[Items from a dataset]
++++++++

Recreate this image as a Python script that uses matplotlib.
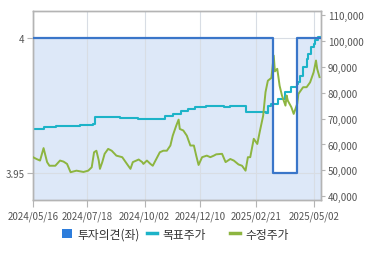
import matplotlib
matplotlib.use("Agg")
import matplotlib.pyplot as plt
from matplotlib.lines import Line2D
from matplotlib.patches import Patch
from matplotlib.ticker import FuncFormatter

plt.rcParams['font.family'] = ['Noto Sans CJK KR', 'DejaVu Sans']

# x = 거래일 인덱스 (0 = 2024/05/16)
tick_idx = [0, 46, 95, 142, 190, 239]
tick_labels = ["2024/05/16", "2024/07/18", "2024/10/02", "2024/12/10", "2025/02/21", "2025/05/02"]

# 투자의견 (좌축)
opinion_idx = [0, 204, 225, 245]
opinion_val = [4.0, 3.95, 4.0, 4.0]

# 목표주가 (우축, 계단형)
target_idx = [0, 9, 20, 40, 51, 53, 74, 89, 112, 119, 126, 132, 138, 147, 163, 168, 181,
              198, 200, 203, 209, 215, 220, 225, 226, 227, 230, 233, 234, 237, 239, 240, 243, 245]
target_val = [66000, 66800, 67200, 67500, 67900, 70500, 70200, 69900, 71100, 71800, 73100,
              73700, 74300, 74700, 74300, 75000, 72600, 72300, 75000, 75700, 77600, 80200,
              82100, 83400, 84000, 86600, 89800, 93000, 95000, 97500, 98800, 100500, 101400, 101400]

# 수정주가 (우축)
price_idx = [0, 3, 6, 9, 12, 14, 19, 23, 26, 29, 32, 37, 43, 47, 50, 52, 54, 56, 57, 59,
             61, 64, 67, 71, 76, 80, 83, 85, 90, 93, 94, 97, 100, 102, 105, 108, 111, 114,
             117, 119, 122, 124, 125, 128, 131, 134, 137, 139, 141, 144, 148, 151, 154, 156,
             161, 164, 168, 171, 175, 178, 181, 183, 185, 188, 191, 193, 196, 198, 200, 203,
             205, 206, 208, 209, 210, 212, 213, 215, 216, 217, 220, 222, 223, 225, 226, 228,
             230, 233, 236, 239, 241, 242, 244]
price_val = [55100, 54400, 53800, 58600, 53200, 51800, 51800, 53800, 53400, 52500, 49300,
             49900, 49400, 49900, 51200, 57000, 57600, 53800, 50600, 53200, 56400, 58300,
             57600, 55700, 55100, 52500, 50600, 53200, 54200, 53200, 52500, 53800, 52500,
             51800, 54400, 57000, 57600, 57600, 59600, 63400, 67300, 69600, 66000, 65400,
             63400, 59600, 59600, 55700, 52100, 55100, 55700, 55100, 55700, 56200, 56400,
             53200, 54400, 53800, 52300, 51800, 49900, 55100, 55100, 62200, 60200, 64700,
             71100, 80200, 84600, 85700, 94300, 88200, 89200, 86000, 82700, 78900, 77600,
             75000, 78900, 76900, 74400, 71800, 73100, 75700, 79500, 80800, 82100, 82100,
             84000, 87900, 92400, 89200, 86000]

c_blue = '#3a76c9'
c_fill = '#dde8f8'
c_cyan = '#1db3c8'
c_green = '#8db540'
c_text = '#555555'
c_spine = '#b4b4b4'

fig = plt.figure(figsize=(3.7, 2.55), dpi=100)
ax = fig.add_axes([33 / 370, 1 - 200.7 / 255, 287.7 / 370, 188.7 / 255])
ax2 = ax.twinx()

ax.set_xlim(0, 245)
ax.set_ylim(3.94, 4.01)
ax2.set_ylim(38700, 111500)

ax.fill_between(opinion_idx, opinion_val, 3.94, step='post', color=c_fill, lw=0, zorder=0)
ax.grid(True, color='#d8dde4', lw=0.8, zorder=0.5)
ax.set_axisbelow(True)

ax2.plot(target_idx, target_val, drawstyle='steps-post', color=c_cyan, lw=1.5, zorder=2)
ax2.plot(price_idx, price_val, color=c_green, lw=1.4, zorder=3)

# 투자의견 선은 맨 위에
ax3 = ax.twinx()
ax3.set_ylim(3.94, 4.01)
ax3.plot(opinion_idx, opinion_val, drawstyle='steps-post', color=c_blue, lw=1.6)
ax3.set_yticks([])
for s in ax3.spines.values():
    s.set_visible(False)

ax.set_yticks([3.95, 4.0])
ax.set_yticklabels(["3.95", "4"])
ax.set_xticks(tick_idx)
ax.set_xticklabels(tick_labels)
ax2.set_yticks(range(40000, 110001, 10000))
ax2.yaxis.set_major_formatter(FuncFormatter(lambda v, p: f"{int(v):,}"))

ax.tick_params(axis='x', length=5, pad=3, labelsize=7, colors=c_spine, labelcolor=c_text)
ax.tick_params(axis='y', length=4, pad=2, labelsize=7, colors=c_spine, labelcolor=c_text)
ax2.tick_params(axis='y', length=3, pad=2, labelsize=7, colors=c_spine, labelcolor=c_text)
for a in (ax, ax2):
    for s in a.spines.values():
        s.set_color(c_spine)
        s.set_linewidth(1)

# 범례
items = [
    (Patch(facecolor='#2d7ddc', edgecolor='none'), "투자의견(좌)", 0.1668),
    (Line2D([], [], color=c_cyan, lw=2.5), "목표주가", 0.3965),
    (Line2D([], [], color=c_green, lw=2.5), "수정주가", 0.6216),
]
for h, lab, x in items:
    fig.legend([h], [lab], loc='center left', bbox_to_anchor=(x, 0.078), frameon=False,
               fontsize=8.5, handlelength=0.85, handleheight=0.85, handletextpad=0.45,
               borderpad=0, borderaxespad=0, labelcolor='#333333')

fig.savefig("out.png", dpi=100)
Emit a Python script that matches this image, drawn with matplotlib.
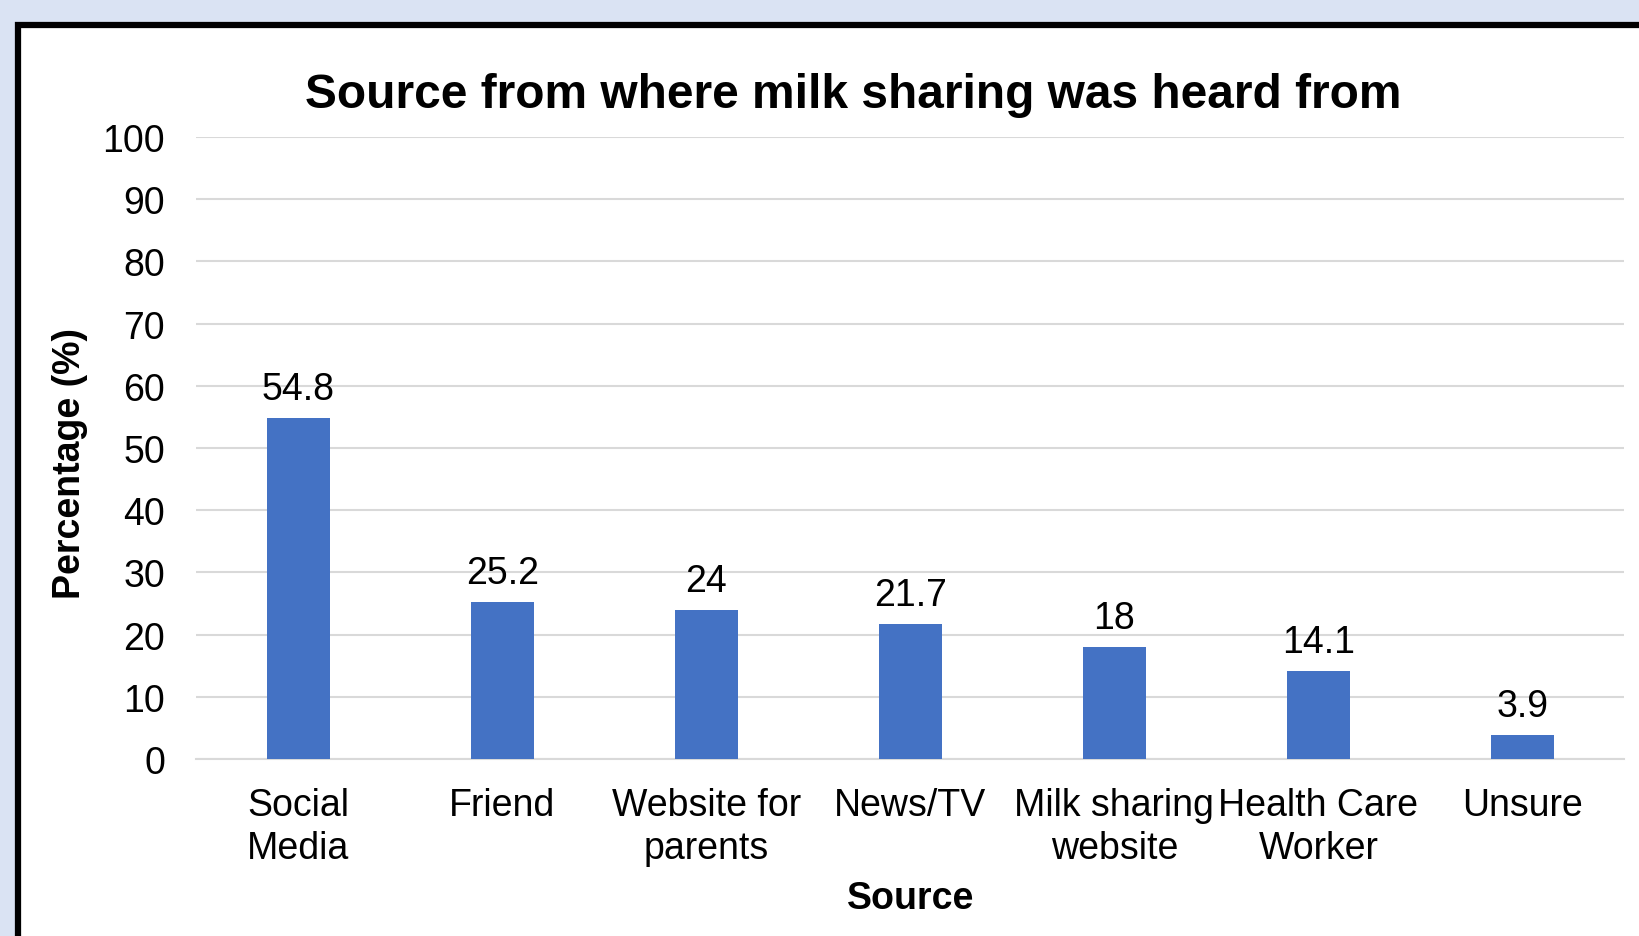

++++++++

= What to work on =
Each entry above should be reproduced exactly, with the pictures removed.

= Final result =
Recreate this image as a Python script that uses matplotlib.
import matplotlib
matplotlib.use("Agg")
import matplotlib.pyplot as plt
from matplotlib.lines import Line2D
from matplotlib.patches import Patch
from matplotlib.ticker import FuncFormatter

plt.rcParams['font.family'] = ['Noto Sans CJK KR', 'DejaVu Sans']

# x = 거래일 인덱스 (0 = 2024/05/16)
tick_idx = [0, 46, 95, 142, 190, 239]
tick_labels = ["2024/05/16", "2024/07/18", "2024/10/02", "2024/12/10", "2025/02/21", "2025/05/02"]

# 투자의견 (좌축)
opinion_idx = [0, 204, 225, 245]
opinion_val = [4.0, 3.95, 4.0, 4.0]

# 목표주가 (우축, 계단형)
target_idx = [0, 9, 20, 40, 51, 53, 74, 89, 112, 119, 126, 132, 138, 147, 163, 168, 181,
              198, 200, 203, 209, 215, 220, 225, 226, 227, 230, 233, 234, 237, 239, 240, 243, 245]
target_val = [66000, 66800, 67200, 67500, 67900, 70500, 70200, 69900, 71100, 71800, 73100,
              73700, 74300, 74700, 74300, 75000, 72600, 72300, 75000, 75700, 77600, 80200,
              82100, 83400, 84000, 86600, 89800, 93000, 95000, 97500, 98800, 100500, 101400, 101400]

# 수정주가 (우축)
price_idx = [0, 3, 6, 9, 12, 14, 19, 23, 26, 29, 32, 37, 43, 47, 50, 52, 54, 56, 57, 59,
             61, 64, 67, 71, 76, 80, 83, 85, 90, 93, 94, 97, 100, 102, 105, 108, 111, 114,
             117, 119, 122, 124, 125, 128, 131, 134, 137, 139, 141, 144, 148, 151, 154, 156,
             161, 164, 168, 171, 175, 178, 181, 183, 185, 188, 191, 193, 196, 198, 200, 203,
             205, 206, 208, 209, 210, 212, 213, 215, 216, 217, 220, 222, 223, 225, 226, 228,
             230, 233, 236, 239, 241, 242, 244]
price_val = [55100, 54400, 53800, 58600, 53200, 51800, 51800, 53800, 53400, 52500, 49300,
             49900, 49400, 49900, 51200, 57000, 57600, 53800, 50600, 53200, 56400, 58300,
             57600, 55700, 55100, 52500, 50600, 53200, 54200, 53200, 52500, 53800, 52500,
             51800, 54400, 57000, 57600, 57600, 59600, 63400, 67300, 69600, 66000, 65400,
             63400, 59600, 59600, 55700, 52100, 55100, 55700, 55100, 55700, 56200, 56400,
             53200, 54400, 53800, 52300, 51800, 49900, 55100, 55100, 62200, 60200, 64700,
             71100, 80200, 84600, 85700, 94300, 88200, 89200, 86000, 82700, 78900, 77600,
             75000, 78900, 76900, 74400, 71800, 73100, 75700, 79500, 80800, 82100, 82100,
             84000, 87900, 92400, 89200, 86000]

c_blue = '#3a76c9'
c_fill = '#dde8f8'
c_cyan = '#1db3c8'
c_green = '#8db540'
c_text = '#555555'
c_spine = '#b4b4b4'

fig = plt.figure(figsize=(3.7, 2.55), dpi=100)
ax = fig.add_axes([33 / 370, 1 - 200.7 / 255, 287.7 / 370, 188.7 / 255])
ax2 = ax.twinx()

ax.set_xlim(0, 245)
ax.set_ylim(3.94, 4.01)
ax2.set_ylim(38700, 111500)

ax.fill_between(opinion_idx, opinion_val, 3.94, step='post', color=c_fill, lw=0, zorder=0)
ax.grid(True, color='#d8dde4', lw=0.8, zorder=0.5)
ax.set_axisbelow(True)

ax2.plot(target_idx, target_val, drawstyle='steps-post', color=c_cyan, lw=1.5, zorder=2)
ax2.plot(price_idx, price_val, color=c_green, lw=1.4, zorder=3)

# 투자의견 선은 맨 위에
ax3 = ax.twinx()
ax3.set_ylim(3.94, 4.01)
ax3.plot(opinion_idx, opinion_val, drawstyle='steps-post', color=c_blue, lw=1.6)
ax3.set_yticks([])
for s in ax3.spines.values():
    s.set_visible(False)

ax.set_yticks([3.95, 4.0])
ax.set_yticklabels(["3.95", "4"])
ax.set_xticks(tick_idx)
ax.set_xticklabels(tick_labels)
ax2.set_yticks(range(40000, 110001, 10000))
ax2.yaxis.set_major_formatter(FuncFormatter(lambda v, p: f"{int(v):,}"))

ax.tick_params(axis='x', length=5, pad=3, labelsize=7, colors=c_spine, labelcolor=c_text)
ax.tick_params(axis='y', length=4, pad=2, labelsize=7, colors=c_spine, labelcolor=c_text)
ax2.tick_params(axis='y', length=3, pad=2, labelsize=7, colors=c_spine, labelcolor=c_text)
for a in (ax, ax2):
    for s in a.spines.values():
        s.set_color(c_spine)
        s.set_linewidth(1)

# 범례
items = [
    (Patch(facecolor='#2d7ddc', edgecolor='none'), "투자의견(좌)", 0.1668),
    (Line2D([], [], color=c_cyan, lw=2.5), "목표주가", 0.3965),
    (Line2D([], [], color=c_green, lw=2.5), "수정주가", 0.6216),
]
for h, lab, x in items:
    fig.legend([h], [lab], loc='center left', bbox_to_anchor=(x, 0.078), frameon=False,
               fontsize=8.5, handlelength=0.85, handleheight=0.85, handletextpad=0.45,
               borderpad=0, borderaxespad=0, labelcolor='#333333')

fig.savefig("out.png", dpi=100)
Emit a Python script that matches this image, drawn with matplotlib.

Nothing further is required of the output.